■ **Exercise prompt**: Take the listing from its first line through the line that contains "(90,8) (54,3) (18,8)" and please retype those lines exactly, leaving out the pictures.

■ **Data lines**:

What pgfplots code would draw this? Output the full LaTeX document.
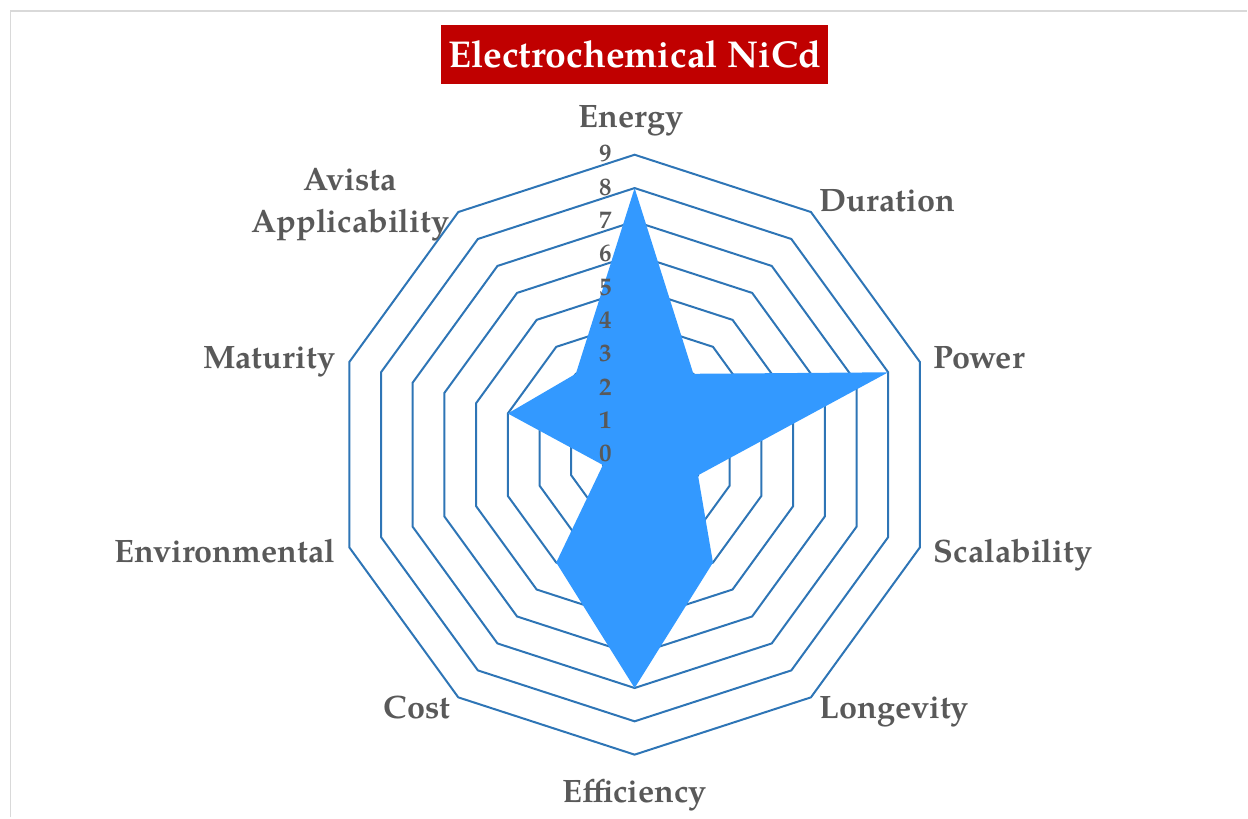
\documentclass[border=0pt]{standalone}
\usepackage{pgfplots}
\pgfplotsset{compat=1.18}
\usepgfplotslibrary{polar}
\usepackage{fontspec}
\setmainfont{texgyrepagella}[Extension=.otf, UprightFont=*-regular, BoldFont=*-bold, ItalicFont=*-italic, BoldItalicFont=*-bolditalic]

\definecolor{gridblue}{HTML}{2E75B6}
\definecolor{fillblue}{HTML}{3399FF}
\definecolor{labelgray}{HTML}{595959}
\definecolor{titlered}{HTML}{C00000}
\definecolor{framegray}{HTML}{D9D9D9}

\tikzset{cat/.style={text=labelgray, font=\fontsize{16.2bp}{21bp}\selectfont\bfseries, inner sep=0pt},
         one/.style={text height=0.7em, text depth=0pt}}

\begin{document}
\begin{tikzpicture}
\begin{axis}[
    scale only axis, width=624bp, height=409bp,
    xmin=-19.04, xmax=18.38, ymin=-10.885, ymax=13.643,
    hide axis, clip=false, no markers,
]
% frame of the chart area
\draw[framegray, line width=0.8bp] (axis cs:-18.72,-10.885) -- (axis cs:-18.72,13.32) -- (axis cs:18.38,13.32);
\draw[draw=none] (rel axis cs:0,0) rectangle (rel axis cs:1,1);

% decagon rings 1..9
\pgfplotsinvokeforeach{1,...,9}{
\addplot[gridblue, line width=1bp, data cs=polar] coordinates {(90,#1) (54,#1) (18,#1) (-18,#1) (-54,#1) (-90,#1) (-126,#1) (-162,#1) (162,#1) (126,#1)} -- cycle;
}

% NiCd scores
\addplot[fill=fillblue, draw=none, data cs=polar] coordinates {
(90,8) (54,3) (18,8) (-18,2) (-54,4) (-90,7) (-126,4) (-162,1) (162,4) (126,3)} -- cycle;

% radial tick labels
\pgfplotsinvokeforeach{0,...,9}{
\node[anchor=east, text=labelgray, font=\fontsize{12.5bp}{14bp}\selectfont\bfseries, inner sep=0pt, text height=0.7em, text depth=0pt] at (axis cs:-0.68,#1) {#1};
}

% category labels
\node[cat, one, anchor=center] at (axis cs:-0.1,10.02) {Energy};
\node[cat, one, anchor=west] at (axis cs:5.55,7.5) {Duration};
\node[cat, one, anchor=west] at (axis cs:8.97,2.79) {Power};
\node[cat, one, anchor=west] at (axis cs:8.97,-3.03) {Scalability};
\node[cat, one, anchor=west] at (axis cs:5.55,-7.71) {Longevity};
\node[cat, one, anchor=center] at (axis cs:0,-10.23) {Efficiency};
\node[cat, one, anchor=east] at (axis cs:-5.52,-7.71) {Cost};
\node[cat, one, anchor=east] at (axis cs:-8.97,-3.03) {Environmental};
\node[cat, one, anchor=east] at (axis cs:-8.97,2.79) {Maturity};
\node[cat, anchor=east, align=center] at (axis cs:-5.55,7.5) {Avista\\Applicability};

% title
\node[fill=titlered, text=white, font=\fontsize{18.7bp}{22bp}\selectfont\bfseries,
      minimum width=194bp, minimum height=29.5bp, inner sep=3bp] at (axis cs:0,12.0) {Electrochemical NiCd};
\end{axis}
\end{tikzpicture}
\end{document}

■ **Exercise answer**:
What pgfplots code would draw this? Output the full LaTeX document.
\documentclass[border=0pt]{standalone}
\usepackage{pgfplots}
\pgfplotsset{compat=1.18}
\usepgfplotslibrary{polar}
\usepackage{fontspec}
\setmainfont{texgyrepagella}[Extension=.otf, UprightFont=*-regular, BoldFont=*-bold, ItalicFont=*-italic, BoldItalicFont=*-bolditalic]

\definecolor{gridblue}{HTML}{2E75B6}
\definecolor{fillblue}{HTML}{3399FF}
\definecolor{labelgray}{HTML}{595959}
\definecolor{titlered}{HTML}{C00000}
\definecolor{framegray}{HTML}{D9D9D9}

\tikzset{cat/.style={text=labelgray, font=\fontsize{16.2bp}{21bp}\selectfont\bfseries, inner sep=0pt},
         one/.style={text height=0.7em, text depth=0pt}}

\begin{document}
\begin{tikzpicture}
\begin{axis}[
    scale only axis, width=624bp, height=409bp,
    xmin=-19.04, xmax=18.38, ymin=-10.885, ymax=13.643,
    hide axis, clip=false, no markers,
]
% frame of the chart area
\draw[framegray, line width=0.8bp] (axis cs:-18.72,-10.885) -- (axis cs:-18.72,13.32) -- (axis cs:18.38,13.32);
\draw[draw=none] (rel axis cs:0,0) rectangle (rel axis cs:1,1);

% decagon rings 1..9
\pgfplotsinvokeforeach{1,...,9}{
\addplot[gridblue, line width=1bp, data cs=polar] coordinates {(90,#1) (54,#1) (18,#1) (-18,#1) (-54,#1) (-90,#1) (-126,#1) (-162,#1) (162,#1) (126,#1)} -- cycle;
}

% NiCd scores
\addplot[fill=fillblue, draw=none, data cs=polar] coordinates {
(90,8) (54,3) (18,8) (-18,2) (-54,4) (-90,7) (-126,4) (-162,1) (162,4) (126,3)} -- cycle;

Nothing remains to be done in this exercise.